Everything else tried too hard to be wacky to keep things rolling along until the climax when the story got started up again. Watching Doug have Isabelle spray tan him so he could be more like George Hamilton (thanks to an autobiography he found “in the shitter”) was moderately amusing, as was seeing he and Silas come up against that overweight security guard, who was leeching too much of their product (and seeing Doug try to tip him out of that giant chair-hammock-thing was also amusing). I’m not sure that having Celia join the Weeds universe’s version of Avon is the best plot development for her, but at least it’s a plot development for her and one that doesn’t completely strain to keep her involved with the show. Plus, seeing Elizabeth Perkins in that referee shirt was a funny enough sight gag. Or, y’know, you could watch Ignacio beat a guy with a golf club in front of Shane while the music chirped along on the soundtrack. Because you should never be concerned that things aren’t CRAZY and ZANY and GOOFY. Thanks, Weeds!

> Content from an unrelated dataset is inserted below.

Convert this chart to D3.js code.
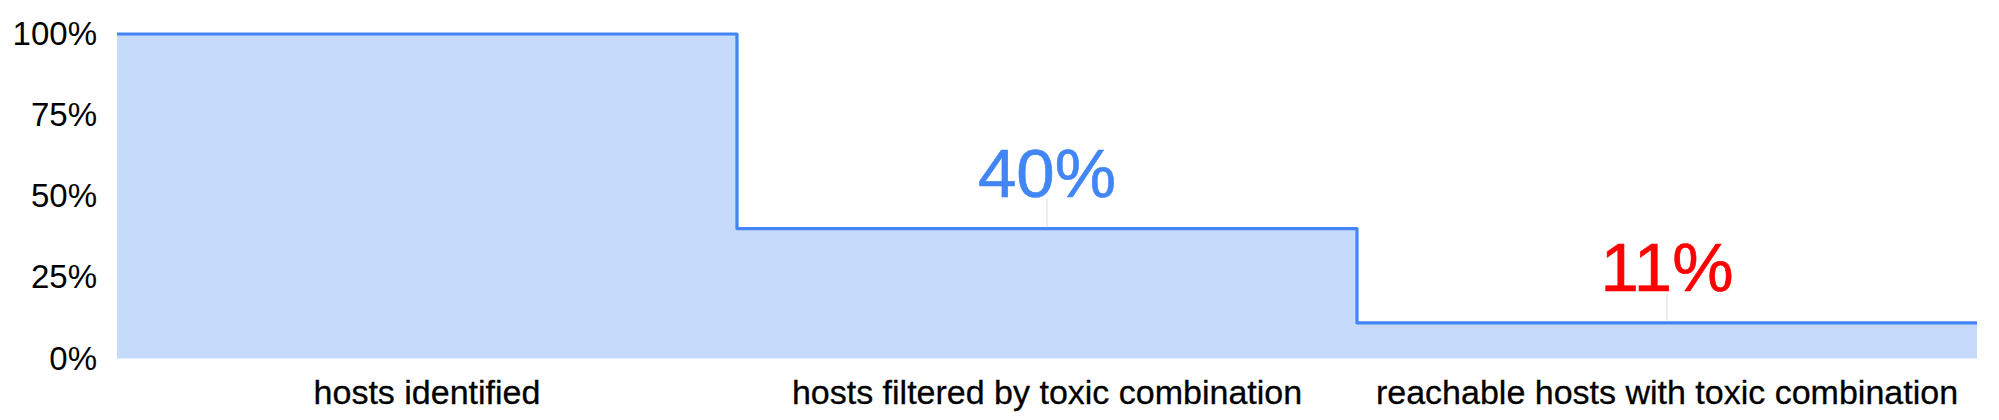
<!DOCTYPE html>
<html><head><meta charset="utf-8">
<script src="https://cdn.jsdelivr.net/npm/d3@7"></script>
<style>
html,body{margin:0;padding:0;background:#fff;}
svg{display:block;font-family:Arial,"Liberation Sans",sans-serif;}
</style></head>
<body>
<svg id="chart" width="1999" height="420"></svg>
<script>
const categories = ["hosts identified", "hosts filtered by toxic combination", "reachable hosts with toxic combination"];
const values = [1.00, 0.40, 0.11];
const annotations = [null, "40%", "11%"];
const annotationColors = [null, "#4285f4", "#ff0000"];
const yTicks = [0, 0.25, 0.5, 0.75, 1];

const svg = d3.select("#chart");
const x = d3.scaleBand().domain(categories).range([117, 1977]).padding(0);
const y = d3.scaleLinear().domain([0, 1]).range([358.5, 34]);

const pts = [];
categories.forEach((c, i) => {
  pts.push([x(c), values[i]]);
  pts.push([x(c) + x.bandwidth(), values[i]]);
});

svg.append("path")
  .attr("d", d3.area().x(d => d[0]).y0(y(0)).y1(d => y(d[1]))(pts))
  .attr("fill", "#c6dafc");

svg.append("path")
  .attr("d", d3.line().x(d => d[0]).y(d => y(d[1]))(pts))
  .attr("fill", "none")
  .attr("stroke", "#4285f4")
  .attr("stroke-width", 3.2)
  .attr("stroke-linejoin", "round");

const yAxis = d3.axisLeft(y).tickValues(yTicks).tickFormat(d3.format(".0%")).tickSize(0).tickPadding(0);
const ya = svg.append("g").attr("transform", "translate(97,0)").call(yAxis);
ya.select(".domain").remove();
ya.selectAll("text").attr("font-size", 33).attr("fill", "#000").attr("font-family", "Arial, 'Liberation Sans', sans-serif");

const xAxis = d3.axisBottom(x).tickSize(0).tickPadding(0);
const xa = svg.append("g").call(xAxis);
xa.select(".domain").remove();
xa.selectAll("text").attr("y", 404).attr("dy", null).attr("font-size", 34).attr("fill", "#000")
  .attr("stroke", "#000").attr("stroke-width", 0.3)
  .attr("font-family", "Arial, 'Liberation Sans', sans-serif");

categories.forEach((c, i) => {
  if (!annotations[i]) return;
  const cx = x(c) + x.bandwidth() / 2;
  const vy = y(values[i]);
  svg.append("line")
    .attr("x1", cx).attr("x2", cx)
    .attr("y1", vy - 1.5).attr("y2", vy - 30)
    .attr("stroke", "#dddddd").attr("stroke-width", 1);
  svg.append("text")
    .attr("x", cx).attr("y", vy - 32)
    .attr("text-anchor", "middle")
    .attr("font-size", 69)
    .attr("fill", annotationColors[i])
    .attr("stroke", annotationColors[i]).attr("stroke-width", 0.6)
    .text(annotations[i]);
});
</script>
</body></html>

So, OK, Esteban’s wife came back, and she somehow managed to keep the marriage between Esteban and Nancy from going forward, just as we probably all could have predicted she would. And now Nancy’s again cornered and we might get some interesting television. But after a pretty strong start to the season, Weeds has sputtered to the halfway point, and it’s seriously trying my general affection for what came before. Pick it up, Weeds! Half-assing it until the season finale won’t work this year! We’ve got our eyes on you.

Grade: C


Stray observations:

  • Thanks to Claire Zulkey for taking over last week’s recap. I was worried no one else in the world was watching this show, and there she was. And she did a damn good job too!
  • The long succession of ugly, ugly rings Esteban gave Nancy was a nice enough sight gag. I seem to be saying that word a lot. “Enough.” Implies, I guess, that this show is content with just coasting, with just making sure it stays slightly ahead of things, rather than trying anything new.
  • I kind of miss the bank teller that Andy had to seduce while pretending to be Judah. She was my favorite thing about last week’s episode. Bring her back!